With respect to the "field assignment" materials filed, the Board considered the Labourers' assertions in that respect. There was no need to hear evidence in that regard because the Board accepted the assertions as true for purposes of the consultation. (We also observe that the Board's experience with testimony with respect to such assignment is that it takes days to hear but consists largely of a regurgitation of the assertions themselves.)
As paragraph 11 of the Board's March 8, 1993 written decision indicates, the Board considered the field assignment and materials but gave them less weight than assignments of work made through a mark-up process. This is not the result of an application of any "... rule derived from other proceedings involving different parties...". We are unaware that any such "rule" has been articulated. On the other hand, as an expert labour relations tribunal we are also aware of the nature of field assignments and the manner in which they are made; namely, in the field, quickly and without notice or consultation with other trade unions. The Labourers now assert that there are unique circumstances in this case which justify giving greater weight to relevant field assignments in this case - To the extent that these unique circumstances are that the field assignments "flowed from and confirm previously marked-up assignments of similar work" which were not challenged by the Sheet Metal Workers (and which are the only "unique circumstances" identified by the Labourers), we considered them in making our assessment. Further, we note that the Sheet Metal Workers also submitted examples of field assignments which favoured their claim.
Just as the Board considered the Labourers' assertions, the Board considered those made by the Sheet Metal Workers, and by Ontario Hydro and the EPSCA, including the apparent conflicts or inconsistencies in that respect. With respect, there is no merit to the Labourers' assertion that the Board's decision herein was based on anything other than the material and submissions of the parties, and what could reasonably be inferred from them.
Certainly, the materials filed suggest that the Ontario Hydro removal policy has not been applied to the for scrap and building internals, or, perhaps, of block walls or concrete, and that the Labourers have been assigned such work. But that was not the work in dispute herein. Nor did the practice materials exclusively favour the Sheet Metal Workers' claim. As is common in jurisdictional disputes which come before the Board, the practice materials point in both directions. What is clear is that the removal of metal siding for scrap to the first drop point has been previously assigned to members of the Sheet Metal Workers. Even the Labourers request for reconsideration concedes that.
The Labourers submit that:
"The Board erred by finding in its decision that the "removal", "replacing" and "installation" assignments were of no real assistance to the Board while relying on evidence involving removal, replacing and installation assignments in support of its finding that the area practice favoured the Sheet Metal Workers. The only assignments of work "like" the work in dispute contained in the Sheet Metal Workers' filings involved replacement, repair or reuse.

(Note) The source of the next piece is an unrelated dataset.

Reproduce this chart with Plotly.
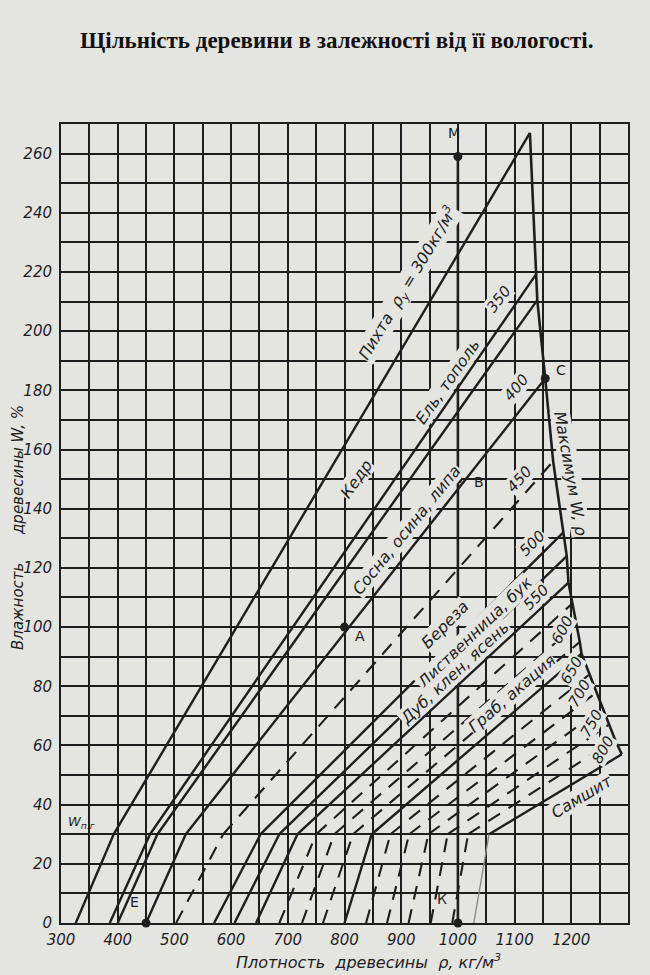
import plotly.graph_objects as go

# ---------------- data ----------------
rho_y = [300, 350, 360, 400, 450, 500, 525, 550, 575, 600, 625, 650, 675, 700, 725, 750, 775, 800]
rho_w0 = [326, 386, 400, 450, 503, 570, 606, 644, 685, 725, 762, 800, 838, 875, 913, 952, 990, 1028]
rho_w30 = [393, 457, 470, 520, 586, 652, 685, 717, 750, 782, 815, 848, 881, 914, 948, 982, 1018, 1055]
rho_top = [1127, 1139, 1140, 1154, 1168, 1186, 1192, 1195, 1202, 1210, 1215, 1218, 1232, 1245, 1255, 1266, 1277, 1289]
w_top = [267, 219.5, 210.5, 184, 156, 132, 124, 115, 108, 101, 95, 91, 84, 78, 72.5, 67, 62, 57]
w_fsp = 30  # fibre saturation point, %

point_names = ["М", "А", "В", "С", "Е", "К"]
point_rho = [1000, 800, 1000, 1154, 450, 1000]
point_w = [259, 100, 150, 184, 0, 0]

x_ticks = [300, 400, 500, 600, 700, 800, 900, 1000, 1100, 1200]
y_ticks = [0, 20, 40, 60, 80, 100, 120, 140, 160, 180, 200, 220, 240, 260]

species = ["Пихта  ρ<sub>у</sub> = 300кг/м<sup>3</sup>", "Кедр", "Ель, тополь",
           "Сосна, осина, липа", "Береза", "Лиственница, бук",
           "Дуб, клен, ясень", "Граб, акация", "Самшит"]
value_labels = ["350", "400", "450", "500", "550", "600", "650", "700", "750", "800"]

# ---------------- styles ----------------
DASHED = {450, 575, 600, 625, 675, 700, 725, 750, 775}
FAINT_LOW = {800}
INK = "#1e1e1e"
PAPER = "#e4e4e1"
HAND = "DejaVu Sans, Liberation Sans, sans-serif"

fig = go.Figure()

def line_style(ry, low=False):
    if low and ry in FAINT_LOW:
        return dict(color="#8a8a88", width=1.4)
    if ry in DASHED:
        return dict(color=INK, width=2.1, dash="14px,10px")
    return dict(color=INK, width=2.4)

# density lines: W=0 -> W=30 (shrinkage part), W=30 -> max moisture
for i, ry in enumerate(rho_y):
    fig.add_trace(go.Scatter(x=[rho_w0[i], rho_w30[i]], y=[0, w_fsp], mode="lines",
                             line=line_style(ry, low=True), hoverinfo="skip", showlegend=False))
    fig.add_trace(go.Scatter(x=[rho_w30[i], rho_top[i]], y=[w_fsp, w_top[i]], mode="lines",
                             line=line_style(ry), hoverinfo="skip", showlegend=False))

# maximum moisture curve
fig.add_trace(go.Scatter(x=rho_top, y=w_top, mode="lines",
                         line=dict(color=INK, width=2.6),
                         hoverinfo="skip", showlegend=False))

# example line M-K
fig.add_trace(go.Scatter(x=[point_rho[0], point_rho[5]], y=[point_w[0], point_w[5]],
                         mode="lines", line=dict(color=INK, width=2.6),
                         hoverinfo="skip", showlegend=False))

# points
fig.add_trace(go.Scatter(x=point_rho, y=point_w, mode="markers",
                         marker=dict(color=INK, size=9),
                         cliponaxis=False, hoverinfo="skip", showlegend=False))

ann = []
def lab(text, x, y, ang, size=16, style="italic"):
    ann.append(dict(text=text, x=x, y=y, xref="x", yref="y", showarrow=False,
                    textangle=ang, font=dict(family=HAND, size=size, color=INK, style=style),
                    bgcolor=PAPER, borderpad=0))

# species labels along the lines
sp_pos = [(912, 216), (820, 150), (982, 183), (910, 133), (977, 101),
          (1030, 98), (995, 84.5), (1095, 77.7), (1219, 42.6)]
sp_ang = [-59, -55, -55, -51, -45, -44, -43, -41, -31]
for t, (x, y), a in zip(species, sp_pos, sp_ang):
    lab(t, x, y, a)

val_pos = [(1072, 211), (1104, 181), (1109, 150), (1132, 128.4), (1139, 110),
           (1184, 99), (1201, 85.5), (1215, 77.7), (1236, 67.6), (1256, 58.4)]
val_ang = [-52, -50, -48, -45, -45, -62, -60, -60, -60, -60]
for t, (x, y), a in zip(value_labels, val_pos, val_ang):
    lab(t, x, y, a, size=15)

lab("Максимум W, ρ", 1199, 152, 80)
ann.append(dict(text="W<sub>п.г</sub>", x=337, y=34, xref="x", yref="y", showarrow=False,
                font=dict(family=HAND, size=13, color=INK, style="italic")))

# point letters
pl_pos = [(993, 267), (827, 97), (1037, 149), (1182, 187), (430, 7), (972, 8)]
for t, (x, y) in zip(point_names, pl_pos):
    ann.append(dict(text=t, x=x, y=y, xref="x", yref="y", showarrow=False,
                    font=dict(family=HAND, size=14, color=INK)))

# title and axis titles (positions given in page pixels, converted below)
ann.append(dict(text="<b>Щільність деревини в залежності від її вологості.</b>",
                x=336, y=40, showarrow=False,
                font=dict(family="Liberation Serif, Times New Roman, serif", size=23, color="#111")))
ann.append(dict(text="Плотность\u00a0\u00a0древесины\u00a0\u00a0ρ,\u00a0кг/м<sup>3</sup>", x=368, y=961,
                showarrow=False, font=dict(family=HAND, size=16, color=INK, style="italic")))
ann.append(dict(text="Влажность\u00a0\u00a0\u00a0\u00a0\u00a0\u00a0древесины W, %", x=18, y=528,
                showarrow=False, textangle=-90,
                font=dict(family=HAND, size=15, color=INK, style="italic")))

L, R, T, B = 61, 22, 124, 52
W, H = 650, 975
pw, ph = W - L - R, H - T - B
for a in ann[-3:]:
    px, py = a["x"], a["y"]
    a["xref"] = "paper"; a["yref"] = "paper"
    a["xanchor"] = "center"; a["yanchor"] = "middle"
    a["x"] = (px - L) / pw
    a["y"] = (H - B - py) / ph

fig.update_layout(
    width=W, height=H,
    margin=dict(l=L, r=R, t=T, b=B),
    paper_bgcolor=PAPER, plot_bgcolor=PAPER,
    annotations=ann,
    xaxis=dict(range=[300, 1300], tickvals=x_ticks, ticks="", showgrid=True,
               gridcolor=INK, gridwidth=2, zeroline=False, ticklabelstandoff=2,
               showline=True, linecolor=INK, linewidth=2, mirror=True,
               tickfont=dict(family=HAND, size=15, color=INK, style="italic"),
               minor=dict(dtick=50, tick0=300, showgrid=True, gridcolor=INK, gridwidth=2)),
    yaxis=dict(range=[0, 270], tickvals=y_ticks, ticks="", showgrid=True,
               gridcolor=INK, gridwidth=2, zeroline=False, ticklabelstandoff=4,
               showline=True, linecolor=INK, linewidth=2, mirror=True,
               tickfont=dict(family=HAND, size=15, color=INK, style="italic"),
               minor=dict(dtick=10, tick0=0, showgrid=True, gridcolor=INK, gridwidth=2)),
)

fig.write_html("out.html", config={"displayModeBar": False},
               post_script="document.body.style.margin='0';"
                           "document.body.style.background='" + PAPER + "';")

We have some difficulty in understanding this assertion. However, the Board did find the "removal and replace" (not "removal", "replacing") and "installation" practice materials to be of little assistance since this was a "removal for scrap" assignment and the materials filed by all parties, and their representations at the consultation, indicated that there is a distinction between the two. We note that to the extent that "removal and replace" and "installation" practice is relevant it would clearly favour the claim of the Sheet Metal Workers.
The Labourers also complained that there was nothing before the Board which would suggest who installed the metal siding which was the subject of the removal assignment herein. More specifically, say the Labourers, there was no evidence that members of the Sheet Metal Workers had installed it. This is the first time that there has been any suggestion that members of the Sheet Metal Workers did not perform the installation. The consultation proceeded on the (unstated) assumption that they had. No one has previously suggested that the Ontario Hydro policy referred to by the Board did not apply because the Sheet Metal Workers was not the installing trade. Further, the installation of such siding is the work of Sheet Metal Workers, and both on that basis and the materials before the Board in this case, it seems highly unlikely that sheet metal workers did not install this siding. If they did not, who did? It certainly was not a labourer.
Finally, the Labourers assert that "separating the unfastening and lowering to the first drop point portion of the work by requiring that it be performed by other persons than those who perform the work of carrying the material to the disposal point, is self-evidently an inefficient and uneconomical method of carrying out the work." With respect, there is nothing self-evident about it. The fact that there was a "first drop point" suggests that there are at least two steps to the removal procedure and the first drop point provides a ready line of demarcation in that respect. This is a common way to draw a line between two or more trade jurisdictions.
We are satisfied that the Labourers' request for reconsideration should be dismissed.
The EPSCA's request for reconsideration is, as we indicated above, late. In our view, the EPSCA has offered no cogent reason why the 30-day time limit in Rule 85 should not be applied. The mere fact that the request is brief is no reason. Nor is the fact that the Labourers filed a request for reconsideration which the Board considers timely. It is generally inappropriate to allow one party to piggy-back upon another party's request, particularly when the two are completely unrelated. No explanation has been offered for the late filing and we do not find it appropriate to relieve against the time limits in the rules.
In any event, the EPSCA's request is that the Board amend its order by deleting the reference to the EPSCA in paragraphs 2 and 16 of the March 8, 1993 written decision on the basis that the EPSCA does not make work assignments. This position could have and should have been advanced in the EPSCA's Brief and at the consultation. It was not. The letter filed by the EPSCA in support of its request for reconsideration is dated February 26, 1993, only one day after the EPSCA and Ontario Hydro joint response to the application is dated, and prior to the consultation held herein. Clearly, it, or the point made in it, was available for use in these proceedings.
Further, both the Briefs filed by the EPSCA and Ontario Hydro, and the materials before the Board in this matter suggest that the EPSCA is directly involved in the mark-up process which results in assignment of work.
In our view, the EPSCA's request for reconsideration should be dismissed both because it is late and because there is no merit to it.
In considering these requests for reconsideration, the Board has once again exhaustively reviewed the materials filed in this matter. In the result, the Board is satisfied that there is no reason to amend, vary or otherwise reconsider its disposition of this application, either as requested or otherwise. The requests for reconsideration are therefore dismissed.